WOLLEY, Roger, of Derby.

Published in The History of Parliament: the House of Commons 1386-1421, ed. J.S. Roskell, L. Clark, C. Rawcliffe., 1993
Available from Boydell and Brewer

Constituency

Dates

Mar. 1416
1426

Family and Education

?s. of Ralph Wolley of Hollingworth and Broadbottom in Mottram, Cheshire.1 m. bef. 1425, Agnes, wid. of John Ireland of Hartshorn, Derbys.2

Offices Held

Biography

Wolley traded as a draper in Derby. Following his marriage he became involved in litigation in the court of common pleas over the wardship and estates of his stepson, William Ireland, first with the widow of Sir Robert Francis* and then, in 1426, with John Merbury*. Although a local jury found against him in the first instance, awarding £35 damages to Isabel Francis, and Merbury also apparently secured a favourable verdict, our MP was none the less recorded as in possession of the disputed manor of Hartshorn in 1428 and 1431.3

At the sessions of the peace held at Derby in 1426, Wolley stood surety for members of the Colman family and served as a juror in the suit between Ralph Hussey* and Thomas Dethick. He later, in 1430, acted in the same capacity when Robert Eyre of Padley, ‘gentleman’, was tried for murder before the justices of gaol delivery. He attended the borough elections to the Parliaments of 1429 and 1433.4 In the meantime, in the autumn of 1432, Wolley, along with John Spicer III* and Elias Stokkes*, had been imprisoned in Nottingham gaol, and their trial before the King’s chamberlain Ralph, Lord Cromwell, was ordered on 12 Nov. The nature of their offences, though evidently serious, are not known. They were at liberty two years later, for in April 1434, Wolley was a member of the Derby borough jury which provided evidence to a special commission of oyer and terminer presided over by the duke of Bedford. One of the indictments then presented by another jury accused Sir Richard Vernon* (the Speaker in Wolley’s second Parliament) of having illegally granted liveries of cloth to him and others four years earlier.
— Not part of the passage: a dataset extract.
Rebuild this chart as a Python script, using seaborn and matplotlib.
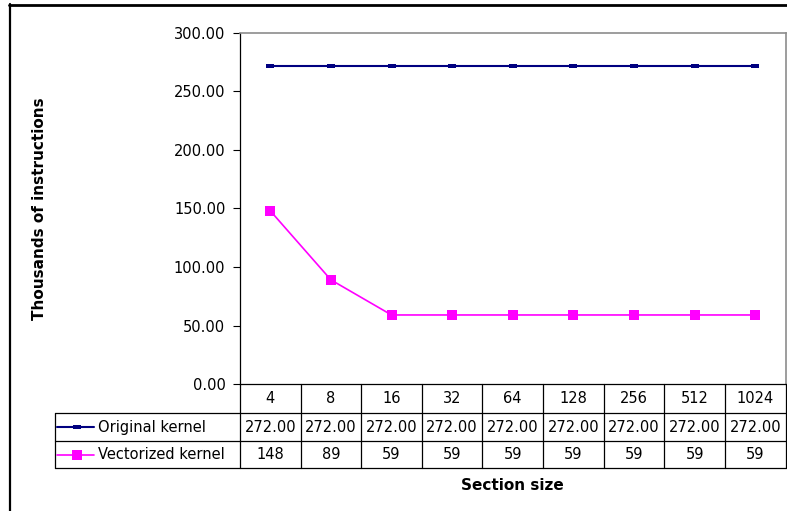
import numpy as np
import pandas as pd
import matplotlib
matplotlib.use("Agg")
import matplotlib.pyplot as plt
import matplotlib.transforms as mtransforms
from matplotlib.lines import Line2D
import seaborn as sns

# ---- data -------------------------------------------------------------
section_sizes = ["4", "8", "16", "32", "64", "128", "256", "512", "1024"]
original_kernel = [272.00, 272.00, 272.00, 272.00, 272.00, 272.00, 272.00, 272.00, 272.00]
vectorized_kernel = [148, 89, 59, 59, 59, 59, 59, 59, 59]
series_names = ["Original kernel", "Vectorized kernel"]
y_ticks = [0, 50, 100, 150, 200, 250, 300]

sns.set_style("white")
plt.rcParams["font.family"] = ["DejaVu Sans"]
plt.rcParams["text.color"] = "black"
plt.rcParams["ytick.color"] = "black"
plt.rcParams["xtick.color"] = "black"
plt.rcParams["axes.labelcolor"] = "black"

W, H = 787, 511
fig = plt.figure(figsize=(W / 100, H / 100), dpi=100)


def fx(px):
    return px / W


def fy(py):
    return 1 - py / H


ax = fig.add_axes([fx(240), fy(384), fx(785.5) - fx(240), fy(33) - fy(384)])

df = pd.DataFrame({
    "pos": np.arange(len(section_sizes)),
    series_names[0]: original_kernel,
    series_names[1]: vectorized_kernel,
})

navy = "#000080"
magenta = "#FF00FF"
dash_marker = [(-1, -0.45), (1, -0.45), (1, 0.45), (-1, 0.45), (-1, -0.45)]

sns.lineplot(data=df, x="pos", y=series_names[0], ax=ax, color=navy, lw=1.5,
             marker=dash_marker, markersize=6, markeredgewidth=0,
             markerfacecolor=navy, sort=False)
sns.lineplot(data=df, x="pos", y=series_names[1], ax=ax, color=magenta, lw=1.2,
             marker="s", markersize=6.8, markeredgewidth=0,
             markerfacecolor=magenta, sort=False)

ax.set_xlim(-0.5, len(section_sizes) - 0.5)
ax.set_ylim(0, 300)
ax.set_xticks([])
ax.set_yticks(y_ticks)
ax.set_yticklabels([f"{v:.2f}" for v in y_ticks], fontsize=10.5, color="black")
ax.tick_params(axis="y", direction="out", length=5, width=0.8, color="black", pad=5.5, left=True)
ax.set_xlabel("")
ax.set_ylabel("")
for side in ("left", "bottom"):
    ax.spines[side].set_color("black")
    ax.spines[side].set_linewidth(0.9)
for side in ("top", "right"):
    ax.spines[side].set_color("#8c8c8c")
    ax.spines[side].set_linewidth(1.2)

# ---- data table under the plot -----------------------------------------
row_top, row1, row2, row3 = 384, 413, 441, 468
table_left = 55
right_px = 785.5
blend = mtransforms.blended_transform_factory(ax.transData, fig.transFigure)
lw_tab = 0.9

edges = np.arange(len(section_sizes) + 1) - 0.5
for e in edges:
    fig.add_artist(Line2D([e, e], [fy(row_top), fy(row3)], transform=blend,
                          color="black", lw=lw_tab))
for yy in (row1, row2, row3):
    fig.add_artist(Line2D([fx(table_left), fx(right_px)], [fy(yy), fy(yy)],
                          transform=fig.transFigure, color="black", lw=lw_tab))
fig.add_artist(Line2D([fx(table_left), fx(table_left)], [fy(row1), fy(row3)],
                      transform=fig.transFigure, color="black", lw=lw_tab))

cell_fs = 10.5
for i, lab in enumerate(section_sizes):
    fig.text(i, fy((row_top + row1) / 2), lab, transform=blend,
             ha="center", va="center", fontsize=cell_fs)
    fig.text(i, fy((row1 + row2) / 2), f"{original_kernel[i]:.2f}", transform=blend,
             ha="center", va="center", fontsize=cell_fs)
    fig.text(i, fy((row2 + row3) / 2), f"{vectorized_kernel[i]:.0f}", transform=blend,
             ha="center", va="center", fontsize=cell_fs)

# legend keys inside the table
key_specs = [
    (series_names[0], navy, 1.5, dash_marker, 6, (row1 + row2) / 2),
    (series_names[1], magenta, 1.2, "s", 6.8, (row2 + row3) / 2),
]
for name, col, lw, mk, ms, yc in key_specs:
    fig.add_artist(Line2D([fx(57), fx(94)], [fy(yc), fy(yc)], transform=fig.transFigure,
                          color=col, lw=lw))
    fig.add_artist(Line2D([fx(77)], [fy(yc)], transform=fig.transFigure, color=col,
                          marker=mk, markersize=ms, markeredgewidth=0,
                          markerfacecolor=col, linestyle="none"))
    fig.text(fx(98), fy(yc), name, ha="left", va="center", fontsize=cell_fs)

# axis titles
fig.text(fx(512.5), fy(485), "Section size", ha="center", va="center",
         fontsize=11, fontweight="bold")
fig.text(fx(40), fy(208.5), "Thousands of instructions", ha="center", va="center",
         rotation=90, fontsize=11, fontweight="bold")

# outer frame edges
fig.add_artist(Line2D([fx(9), fx(787)], [fy(5), fy(5)], transform=fig.transFigure,
                      color="black", lw=2.0))
fig.add_artist(Line2D([fx(9.5), fx(9.5)], [fy(4), fy(511)], transform=fig.transFigure,
                      color="black", lw=1.6))

fig.savefig("out.png", dpi=100, facecolor="white")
Wolley is last heard of a month later, when he was among the Derbyshire gentry sworn not to maintain those who broke the peace.5

Ref Volumes: 1386-1421

Author: L. S. Woodger

Notes

Variants: Ulley, Welley, Woleye.

  • 1. Add. 6667, f. 145.
  • 2. Wm. Salt. Arch. Soc. xvii. 112.
  • 3. Ibid. 103, 104, 109, 112; Feudal Aids, i. 265, 309.
  • 4. E101/122/9; Add. 28111, f. 13; Derbys. Arch. and Nat. Hist. Soc. Jnl. xxiv. 79; C219/14/1, 4.
  • 5. CPR, 1429-36, pp. 272, 410; KB9/11 mm. 15, 17d.